It’s all about providing the recipient with relevant content at the right time, while ensuring that your delivery systems are optimised.

 

Personalisation

Personalisation means different things to different people. There’s some uncertainty out there regarding what’s actually possible and how achievable it is at scale.

For some marketers, it goes no further than including the recipient’s first name in the message. That’s certainly one aspect, but true personalisation goes much deeper.

It’s really about using all of the available data you have about your customers, from order details to behavioural patterns and preferred content, to deliver individually relevant experiences. 

As consumers, we expect our favourite brands to know more about us, and to use that information to add genuine value to our lives.

In this example on the right, the airline has been able to pull in the customer’s flight details and keep the customer updated accordingly. That’s a perfect example personalisation in action. It doesn’t always have to be about driving sales.

 

 

Customer segmentation

If I had to suggest only one thing that could elevate any enterprise’s customer engagement campaigns then it would be better customer segmentation. 

Become more accurate with your targeting and conversions will follow naturally.

There’s almost no limit to how granular your segmented lists can be. It all depends on your specific objectives.

Segments are created based on known behavioural data (particular pages visited, app usage, etc) as well as characteristics (nationality, location, age, gender). 

The most powerful segments are the ones that combine several pieces of information to create incredibly rich, individually-specific user groups. Once you have these groups, it becomes so much easier to drive business goals.

Let’s say, for example, you wanted to increase your number of monthly active app users.

Rather sending a re-engagement campaign to everyone with the app, you’d want to create a dynamic segment of users who haven’t opened it in two weeks (or whatever time-frame you like).

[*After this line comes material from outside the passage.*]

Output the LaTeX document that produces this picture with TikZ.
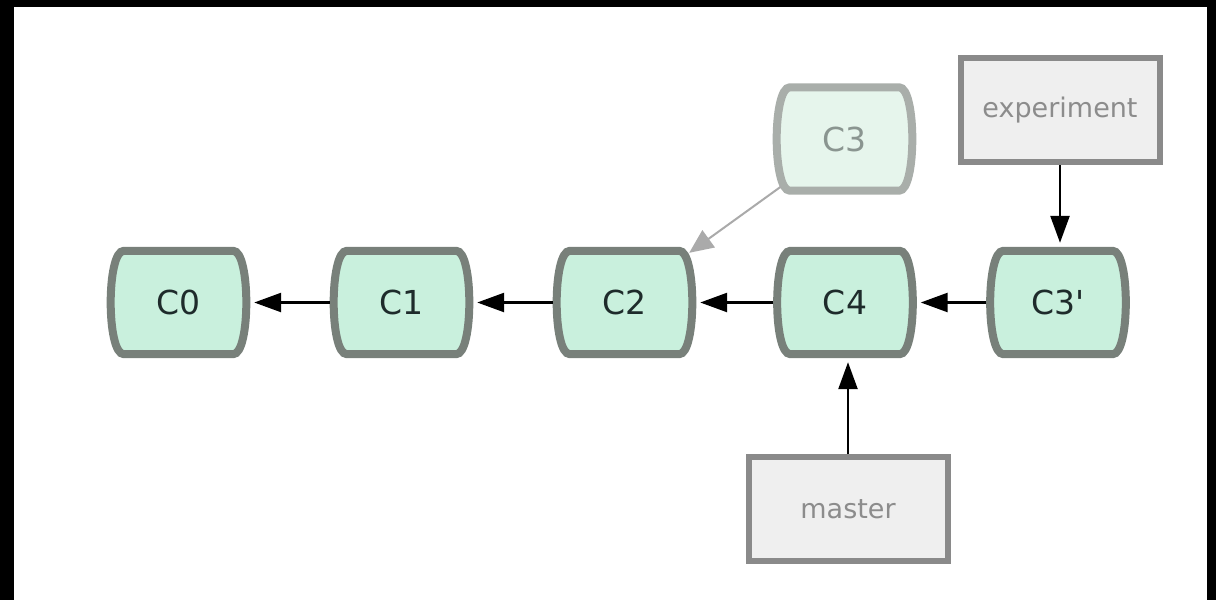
\documentclass[tikz,border=0pt]{standalone}
\usepackage{fontspec}
\setmainfont{DejaVu Sans}
\usetikzlibrary{arrows.meta}
\definecolor{commitfill}{HTML}{C9F0DD}
\definecolor{commitdraw}{HTML}{78807A}
\definecolor{committext}{HTML}{1E2B2B}
\definecolor{ghostfill}{HTML}{E6F5EC}
\definecolor{ghostdraw}{HTML}{A9AEAA}
\definecolor{ghosttext}{HTML}{8A9590}
\definecolor{labelfill}{HTML}{EFEFEF}
\definecolor{labeldraw}{HTML}{8A8A8A}
\definecolor{labeltext}{HTML}{8C8C8C}
\definecolor{ghostline}{HTML}{AAAAAA}
\tikzset{
  commitpath/.style={line width=8pt, draw=commitdraw, fill=commitfill},
  ghostpath/.style={line width=8pt, draw=ghostdraw, fill=ghostfill},
  commitbody/.style={minimum width=143pt, minimum height=111pt, inner sep=0pt,
    font=\fontsize{33}{33}\selectfont,
    append after command={\pgfextra{\let\cn\tikzlastnode
      \path[#1] ([xshift=17pt,yshift=-4pt]\cn.north west) -- ([xshift=-17pt,yshift=-4pt]\cn.north east)
        .. controls ([xshift=0.5pt,yshift=-4pt]\cn.north east) and ([xshift=0.5pt,yshift=4pt]\cn.south east) .. ([xshift=-17pt,yshift=4pt]\cn.south east)
        -- ([xshift=17pt,yshift=4pt]\cn.south west)
        .. controls ([xshift=-0.5pt,yshift=4pt]\cn.south west) and ([xshift=-0.5pt,yshift=-4pt]\cn.north west) .. cycle;}}},
  commit/.style={commitbody=commitpath, text=committext},
  ghost/.style={commitbody=ghostpath, text=ghosttext},
  branch/.style={draw=labeldraw, line width=6pt, fill=labelfill, minimum width=199pt, minimum height=104pt,
    inner sep=0pt, text=labeltext, font=\fontsize{27}{27}\selectfont},
  arr/.style={line width=2.5pt, -{Triangle[length=27pt,width=19pt]}, shorten >=4pt},
  ghostarr/.style={line width=2pt, draw=ghostline, -{Triangle[length=24pt,width=21pt]}, color=ghostline}
}
\begin{document}
\begin{tikzpicture}[x=1pt,y=-1pt]
\fill[black] (0,0) rectangle (1216,600);
\fill[white] (14,7) rectangle (1207,600);
\useasboundingbox (0,0) rectangle (1216,600);

\node[commit] (c0) at (178.5,302.5) {C0};
\node[commit] (c1) at (401.5,302.5) {C1};
\node[commit] (c2) at (624.5,302.5) {C2};
\node[commit] (c4) at (845,302.5) {C4};
\node[commit] (c3p) at (1058,302.5) {C3\textquotesingle};
\node[ghost] (c3) at (844.5,139) {C3};
\node[branch] (exp) at (1060,110) {experiment};
\node[branch] (mas) at (848,509) {master};

\draw[arr] (c1.west) -- (c0.east);
\draw[arr] (c2.west) -- (c1.east);
\draw[arr] (c4.west) -- (c2.east);
\draw[arr] (c3p.west) -- (c4.east);
\draw[arr] (exp.south) -- (exp.south |- c3p.north);
\draw[arr] (mas.north) -- (mas.north |- c4.south);
\draw[ghostarr] ([xshift=8pt,yshift=8pt]c3.south west) -- ([xshift=-7pt,yshift=-6pt]c2.north east);
\end{tikzpicture}
\end{document}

To give yourself the best chance of re-engaging them, you then further segment that list by a secondary attribute (such as products bought or favourite sport). You can now send these smaller lists personalised, relevant and compelling messages that will have higher engagement rates than a generic blast.

 

Intelligent and real-time delivery

There are two aspects here; scheduled send time and real-time engagement.

With a sophisticated, data-driven platform behind you, you can be confident that messages are being sent at the optimal times, based on each recipient’s previous behaviour. 

You also want to be able to factor in different time-zones to avoid unwanted 3 am alerts that can damage your customer relationships.

One of the most important developments in digital engagement recently is real-time messaging. You need to be able to capitalise on engagement opportunities as they occur. This is true across all verticals, but particularly for brands in publishing and media where being the first source of breaking news stories is crucial.

It’s also vital in the sports betting and gaming industry, where the ability to offer “in-play” betting is a significant competitive differentiator.

 

A/B testing

Whether it’s the exact wording of an offer (does “sale” or “discount” get more clicks?) or the nature of the promotion (10% off for 24 hours or 20% off for 12 hours?), digital marketers need to A/B test their campaigns to get the best results. 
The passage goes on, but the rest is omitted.